Они сражались в молчании, которое прерывалось тяжелым дыханием. Ледуховский попытался провести финт – обозначил рубящий удар наотмашь, а прежде, чем Невяровский успел провести парад, описал короткую дугу рукоятью и хлестнул противника снизу. Шляхтич отскочил, принял удар на парад под самой крестовиной, провел короткий укол, после чего заслонился от рубящего удара в кисть, сам рубанул наотмашь, сверху… Контратаки избежал легким отводом – сошел с линии атаки. Ледуховский уже начинал уставать. Ян узнавал это по свистящему, спазматическому дыханию подстаросты. Сам же Невяровский чувствовал себя, что только-только начал разогреваться сражением. Противник начал спотыкаться, его дыхание делалось более хриплым. Ян решил заканчивать поединок. Его рубящие удары сделались быстрыми, словно молнии. Глядящие на дуэль видели только лишь блестящий в свете факела клинок карабелы, когда он, раз за разом, опадал, окружая Ледуховского все более плотным кольцом. А потом Невяровский отбил саблю противника с такой силой, что почти что вывернул ему ладонь, и прибавил прямо в голову подстаросты.
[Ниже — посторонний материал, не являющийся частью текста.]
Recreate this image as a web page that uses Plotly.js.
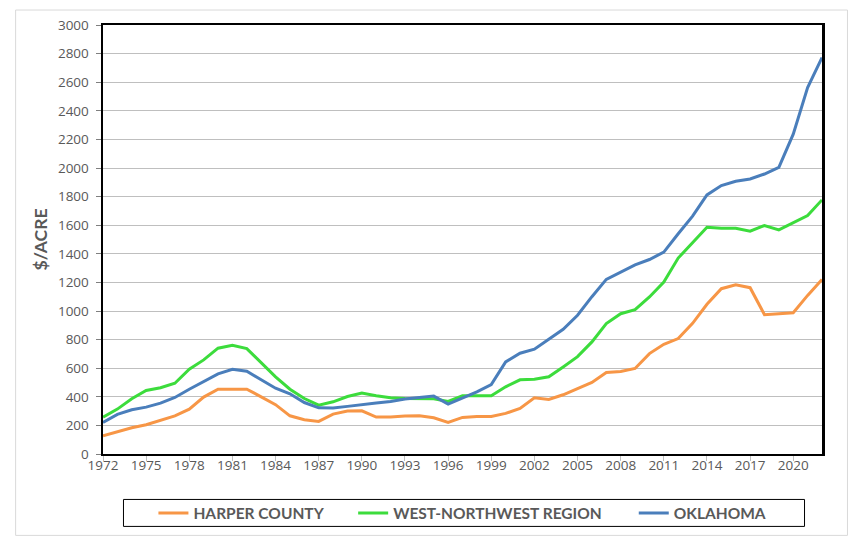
<!DOCTYPE html>
<html>
<head>
<meta charset="utf-8">
<script src="https://cdn.plot.ly/plotly-3.0.1.min.js"></script>
<style>
  html, body { margin: 0; padding: 0; background: #ffffff; }
  #chart { width: 868px; height: 543px; }
</style>
</head>
<body>
<div id="chart"></div>
<script>
const years = [1972,1973,1974,1975,1976,1977,1978,1979,1980,1981,
  1982,1983,1984,1985,1986,1987,1988,1989,1990,1991,
  1992,1993,1994,1995,1996,1997,1998,1999,2000,2001,
  2002,2003,2004,2005,2006,2007,2008,2009,2010,2011,
  2012,2013,2014,2015,2016,2017,2018,2019,2020,2021,2022];

const harperCounty = [128,156,184,205,235,267,314,398,453,453,
  453,400,345,267,240,228,279,300,302,258,
  258,265,267,253,221,256,263,263,284,319,
  393,381,414,458,500,570,577,598,702,767,
  807,914,1047,1156,1184,1163,974,981,988,1109,1221];

const westNorthwest = [258,314,386,444,463,495,593,658,740,760,
  737,640,540,453,388,342,365,402,426,407,
  393,388,386,386,368,407,407,407,470,519,
  523,540,609,681,784,912,981,1009,1098,1202,
  1370,1481,1586,1579,1579,1558,1598,1567,1616,1667,1777];

const oklahoma = [221,277,309,328,356,395,453,505,560,593,
  579,519,460,421,360,323,321,333,347,356,
  367,384,395,405,349,391,435,486,644,705,
  733,802,872,970,1100,1221,1272,1323,1360,1412,
  1540,1663,1812,1877,1907,1923,1958,2005,2237,2563,2772];

const xTickVals = [1972,1975,1978,1981,1984,1987,1990,1993,1996,1999,2002,2005,2008,2011,2014,2017,2020];
const yTickVals = [0,200,400,600,800,1000,1200,1400,1600,1800,2000,2200,2400,2600,2800,3000];

const seriesNames = ["HARPER COUNTY", "WEST-NORTHWEST REGION", "OKLAHOMA"];
const seriesColors = ["#F79646", "#3CDC3C", "#4A7EBB"];
const seriesValues = [harperCounty, westNorthwest, oklahoma];
const legendIds = ["legend", "legend2", "legend3"];

const traces = seriesValues.map((vals, i) => ({
  type: "scatter",
  mode: "lines",
  x: years,
  y: vals,
  name: seriesNames[i],
  legend: legendIds[i],
  line: { color: seriesColors[i], width: 3 },
  hoverinfo: "skip"
}));

const W = 868, H = 543;
const L = 102.5, R = 45.5, T = 25, B = 88.5;
const pw = W - L - R, ph = H - T - B;
const px = v => (v - L) / pw;
const py = v => (H - B - v) / ph;

const legendFont = { family: "Lato, sans-serif", size: 15.5, color: "#595959", weight: "bold" };
const legendX = [153, 353, 634];
function makeLegend(xpix) {
  return {
    orientation: "h",
    x: px(xpix), xanchor: "left",
    y: py(497), yanchor: "top",
    borderwidth: 0,
    bgcolor: "rgba(0,0,0,0)",
    font: legendFont,
    itemwidth: 30
  };
}

const layout = {
  width: W, height: H,
  margin: { l: L, r: R, t: T, b: B, pad: 0, autoexpand: false },
  paper_bgcolor: "#ffffff",
  plot_bgcolor: "#ffffff",
  font: { family: "'Open Sans', sans-serif", color: "#595959", size: 13 },
  showlegend: true,
  legend: makeLegend(legendX[0]),
  legend2: makeLegend(legendX[1]),
  legend3: makeLegend(legendX[2]),
  xaxis: {
    range: [1972, 2022],
    tickmode: "array",
    tickvals: xTickVals,
    ticktext: xTickVals.map(String),
    ticks: "outside", ticklen: 5, tickcolor: "#BFBFBF", tickwidth: 1,
    showgrid: false, zeroline: false,
    showline: true, linecolor: "#000000", linewidth: 2, mirror: true,
    tickfont: { family: "'Open Sans', sans-serif", size: 13.5, color: "#595959" },
    ticklabelstandoff: -7,
    fixedrange: true
  },
  yaxis: {
    range: [0, 3000],
    tickmode: "array",
    tickvals: yTickVals,
    ticks: "outside", ticklen: 5, tickcolor: "#7F7F7F", tickwidth: 1,
    showgrid: true, gridcolor: "#BFBFBF", gridwidth: 1,
    zeroline: false,
    showline: true, linecolor: "#000000", linewidth: 2.5, mirror: true,
    tickfont: { family: "'Open Sans', sans-serif", size: 13.5, color: "#595959" },
    ticklabelstandoff: 4,
    title: { text: "$/ACRE", standoff: 6, font: { family: "Lato, sans-serif", size: 17.5, color: "#595959", weight: "bold" } },
    fixedrange: true
  },
  shapes: [
    {
      type: "rect", xref: "paper", yref: "paper",
      x0: px(15), x1: px(848), y0: py(536), y1: py(10),
      line: { color: "#D9D9D9", width: 1 }, layer: "below"
    },
    {
      type: "rect", xref: "paper", yref: "paper",
      x0: px(123), x1: px(805), y0: py(527), y1: py(500),
      line: { color: "#000000", width: 1 }, layer: "above"
    }
  ]
};

Plotly.newPlot("chart", traces, layout, { displayModeBar: false, staticPlot: true });
</script>
</body>
</html>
Ледуховский не успел заслониться, у него не было ни единого шанса… Вообще-то Яну хотелось всего лишь хлестнуть его по голове; хорошо, отрубить ухо, разбить нос. И он удержал руку от полноценного удара… То есть, хотел сдержать. На самом же деле – ударил по голове противника с такой силой, что сабля скрежетнула, рассекая кости черепа. Брызнула кровь… Ледуховский всего лишь застонал или даже вскрикнул, а потом свалился лицом в грязь.